Dataset excerpts:
--- Start ---

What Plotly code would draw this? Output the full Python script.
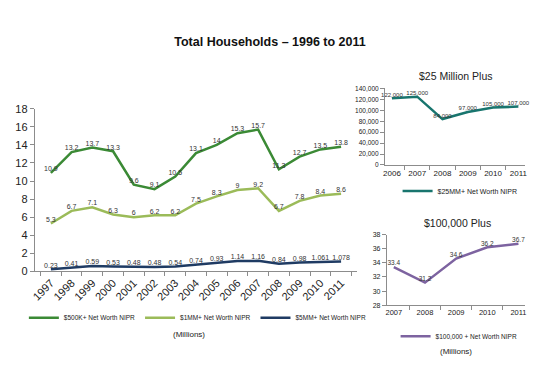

--- End ---
--- Start ---

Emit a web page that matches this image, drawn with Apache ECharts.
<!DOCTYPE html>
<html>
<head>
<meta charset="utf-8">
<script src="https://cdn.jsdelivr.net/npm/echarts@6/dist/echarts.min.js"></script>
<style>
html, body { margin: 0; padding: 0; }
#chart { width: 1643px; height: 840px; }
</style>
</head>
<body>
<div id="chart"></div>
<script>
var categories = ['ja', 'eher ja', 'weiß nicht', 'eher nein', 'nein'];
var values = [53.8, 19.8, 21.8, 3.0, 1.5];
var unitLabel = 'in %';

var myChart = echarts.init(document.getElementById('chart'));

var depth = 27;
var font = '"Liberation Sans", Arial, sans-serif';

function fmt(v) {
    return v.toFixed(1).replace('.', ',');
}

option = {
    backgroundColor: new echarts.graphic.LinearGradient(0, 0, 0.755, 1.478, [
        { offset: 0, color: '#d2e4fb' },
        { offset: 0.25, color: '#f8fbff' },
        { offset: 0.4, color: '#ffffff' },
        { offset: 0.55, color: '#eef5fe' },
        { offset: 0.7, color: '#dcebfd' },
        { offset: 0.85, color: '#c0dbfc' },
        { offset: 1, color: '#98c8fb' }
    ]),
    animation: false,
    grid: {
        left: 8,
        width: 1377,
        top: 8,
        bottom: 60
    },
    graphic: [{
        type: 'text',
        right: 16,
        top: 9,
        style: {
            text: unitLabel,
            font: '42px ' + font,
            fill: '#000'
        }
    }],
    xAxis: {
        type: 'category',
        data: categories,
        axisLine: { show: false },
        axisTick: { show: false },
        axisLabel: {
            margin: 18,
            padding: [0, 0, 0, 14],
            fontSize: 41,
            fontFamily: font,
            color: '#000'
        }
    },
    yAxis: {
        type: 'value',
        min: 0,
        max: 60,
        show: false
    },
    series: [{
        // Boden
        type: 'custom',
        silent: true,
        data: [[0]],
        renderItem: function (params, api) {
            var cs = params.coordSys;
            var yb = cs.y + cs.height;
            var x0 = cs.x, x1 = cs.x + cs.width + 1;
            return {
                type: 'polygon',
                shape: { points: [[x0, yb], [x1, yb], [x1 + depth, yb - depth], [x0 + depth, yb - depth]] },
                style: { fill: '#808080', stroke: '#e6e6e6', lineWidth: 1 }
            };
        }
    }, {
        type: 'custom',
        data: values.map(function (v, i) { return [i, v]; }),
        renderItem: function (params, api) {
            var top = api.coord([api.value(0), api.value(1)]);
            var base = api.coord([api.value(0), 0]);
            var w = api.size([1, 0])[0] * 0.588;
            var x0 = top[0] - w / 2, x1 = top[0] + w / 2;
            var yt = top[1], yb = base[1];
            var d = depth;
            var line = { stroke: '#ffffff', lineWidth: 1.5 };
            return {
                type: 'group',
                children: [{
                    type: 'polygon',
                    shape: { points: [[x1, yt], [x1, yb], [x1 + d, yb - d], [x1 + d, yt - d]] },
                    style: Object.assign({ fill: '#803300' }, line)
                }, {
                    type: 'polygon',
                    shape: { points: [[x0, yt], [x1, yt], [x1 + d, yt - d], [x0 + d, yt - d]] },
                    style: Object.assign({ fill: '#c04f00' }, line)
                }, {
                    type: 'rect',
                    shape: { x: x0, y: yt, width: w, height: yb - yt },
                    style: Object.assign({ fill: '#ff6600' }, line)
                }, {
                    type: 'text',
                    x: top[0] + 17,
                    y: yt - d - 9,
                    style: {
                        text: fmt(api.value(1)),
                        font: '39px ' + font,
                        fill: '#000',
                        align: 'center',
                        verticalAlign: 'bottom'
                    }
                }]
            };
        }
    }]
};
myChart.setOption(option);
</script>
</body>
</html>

--- End ---

Exercise directions:
In the records above, find each line holding "this" and copy it.

Task result:
What Plotly code would draw this? Output the full Python script.
Emit a web page that matches this image, drawn with Apache ECharts.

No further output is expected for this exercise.